We are figuring out how to interact between mlir code and C code when using memrefs, so we tried to implement the C-compatible wrapper emission. However, we get some unexpected results from the example below:
The example starts in the main loop in C. It creates a 1D memref of size 10, and calls an MLIR function @retrieve_dim. The mlir function extracts the size of the memref using memref.dim, and calls the C function @print_index, to print out the retrieved dimension.
I would expect to get a final result of 10, but instead the memref.dim result is a pointer to the array where the size is stored. Is this expected behaviour or is there something wrong with the implementation of the memref wrapper?
Offsets, sizes and strides are stored as integer values, not pointers to values.
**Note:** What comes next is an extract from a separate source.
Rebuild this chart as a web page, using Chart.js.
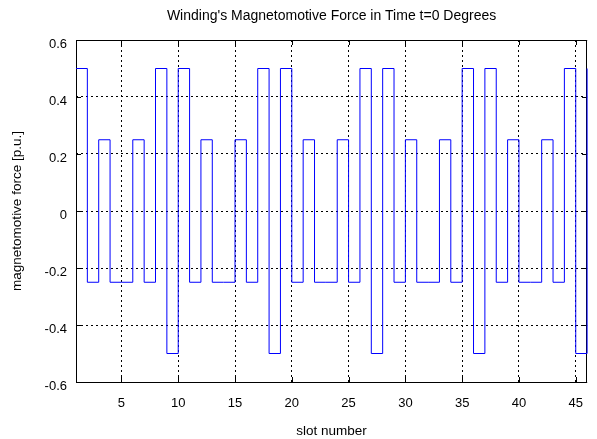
<!DOCTYPE html>
<html>
<head>
<meta charset="utf-8">
<script src="https://cdn.jsdelivr.net/npm/chart.js@4"></script>
<style>
  html, body { margin: 0; padding: 0; background: #fff; }
  #wrap { width: 597px; height: 439px; }
</style>
</head>
<body>
<div id="wrap"><canvas id="mmfChart"></canvas></div>
<script>
// slot numbers and MMF value (p.u.) held from each slot to the next one
const slots = [1, 2, 3, 4, 5, 6, 7, 8, 9, 10, 11, 12, 13, 14, 15, 16, 17, 18, 19, 20, 21, 22, 23,
    24, 25, 26, 27, 28, 29, 30, 31, 32, 33, 34, 35, 36, 37, 38, 39, 40, 41, 42, 43, 44, 45, 46];
const mmf = [0.5, -0.25, 0.25, -0.25, -0.25, 0.25, -0.25, 0.5, -0.5,
    0.5, -0.25, 0.25, -0.25, -0.25, 0.25, -0.25, 0.5, -0.5,
    0.5, -0.25, 0.25, -0.25, -0.25, 0.25, -0.25, 0.5, -0.5,
    0.5, -0.25, 0.25, -0.25, -0.25, 0.25, -0.25, 0.5, -0.5,
    0.5, -0.25, 0.25, -0.25, -0.25, 0.25, -0.25, 0.5, -0.5,
    0.5];
const xTicks = [5, 10, 15, 20, 25, 30, 35, 40, 45];
const yTicks = [-0.6, -0.4, -0.2, 0, 0.2, 0.4, 0.6];
const chartTitle = "Winding's Magnetomotive Force in Time t=0 Degrees";

const FAMILY = 'Liberation Sans, Arial, Helvetica, sans-serif';
const TICK_FONT = { family: FAMILY, size: 13 };
const AXIS_FONT = { family: FAMILY, size: 13.5 };

// box around the plot, inward tick marks on all four sides, title centred over the axes
// (drawn before the data so the blue trace stays on top of the frame)
const boxPlugin = {
    id: 'boxPlugin',
    beforeDatasetsDraw(chart) {
        const { ctx, chartArea: a, scales: { x, y } } = chart;
        ctx.save();
        ctx.strokeStyle = '#000';
        ctx.lineWidth = 1;
        ctx.setLineDash([]);
        ctx.beginPath();
        xTicks.forEach(v => {
            const px = Math.round(x.getPixelForValue(v)) + 0.5;
            ctx.moveTo(px, a.bottom); ctx.lineTo(px, a.bottom - 5);
            ctx.moveTo(px, a.top); ctx.lineTo(px, a.top + 5);
        });
        yTicks.forEach(v => {
            const py = Math.round(y.getPixelForValue(v)) + 0.5;
            ctx.moveTo(a.left, py); ctx.lineTo(a.left + 5, py);
            ctx.moveTo(a.right, py); ctx.lineTo(a.right - 5, py);
        });
        ctx.stroke();
        ctx.strokeRect(Math.round(a.left) + 0.5, Math.round(a.top) + 0.5,
            Math.round(a.right - a.left) - 1, Math.round(a.bottom - a.top));

        ctx.fillStyle = '#000';
        ctx.font = '14px ' + FAMILY;
        ctx.textAlign = 'center';
        ctx.textBaseline = 'alphabetic';
        ctx.fillText(chartTitle, (a.left + a.right) / 2, 19.5);
        ctx.restore();
    }
};

const ctx = document.getElementById('mmfChart').getContext('2d');
new Chart(ctx, {
    type: 'line',
    data: {
        datasets: [{
            data: slots.map((s, i) => ({ x: s, y: mmf[i] })),
            borderColor: '#0000ff',
            borderWidth: 1,
            pointRadius: 0,
            fill: false,
            clip: 2,
            stepped: 'before'
        }]
    },
    options: {
        responsive: true,
        maintainAspectRatio: false,
        animation: false,
        layout: { padding: { left: 0, right: 1, top: 40, bottom: 0 } },
        scales: {
            x: {
                type: 'linear',
                min: 1,
                max: 46,
                afterBuildTicks: s => { s.ticks = xTicks.map(v => ({ value: v })); },
                afterFit: s => { s.height = 57; },
                grid: { color: '#000', lineWidth: 1, drawTicks: false },
                border: { display: false, dash: [2, 3] },
                ticks: { color: '#000', font: TICK_FONT, padding: 14, maxRotation: 0 },
                title: { display: true, text: 'slot number', color: '#000', font: AXIS_FONT, padding: { top: 0, bottom: 0 } }
            },
            y: {
                min: -0.6,
                max: 0.6,
                afterBuildTicks: s => { s.ticks = yTicks.map(v => ({ value: v })); },
                afterFit: s => { s.width = 76; },
                grid: { color: '#000', lineWidth: 1, drawTicks: false },
                border: { display: false, dash: [2, 3] },
                ticks: {
                    color: '#000', font: TICK_FONT, padding: 9, labelOffset: 4,
                    callback: v => (Math.abs(v) < 1e-9 ? '0' : String(Math.round(v * 10) / 10))
                },
                title: { display: true, text: 'magnetomotive force [p.u.]', color: '#000', font: AXIS_FONT, padding: { top: 9, bottom: 0 } }
            }
        },
        plugins: {
            legend: { display: false },
            tooltip: { enabled: false },
            title: { display: false }
        }
    },
    plugins: [boxPlugin]
});
</script>
</body>
</html>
I also assume you configured the lowering to use 32-bit integers for index and pointer size because the default width is 64 bit.
You can check out the default implementation of the memref structure, which is used in integration tests, here:
Great, thank you! The ODM meeting would be very interesting! However, it is still very early MLIR days for us, so for now there is not much to show. I think it would be more useful to do this at a later stage in our project, in a couple of months.
Our team (MICAS - KU Leuven) is more hardware-focused, and we’re designing a heterogeneous accelerator cluster platform. We’ve now started to design a compiler for this platform using MLIR, to implement our high-level scheduling algorithms.
We will definetly get back to you if we have something interesting to showcase!
I know it has grown into a being a conference-style “show-and-tell” venue, but ODM has been intended to be an open design meeting. It is perfectly fine, and even encouraged, to come to ODM with problems and questions rather than solutions and answers. It can be a group design exercise with input from experts! So don’t hesitate to schedule a slot earlier!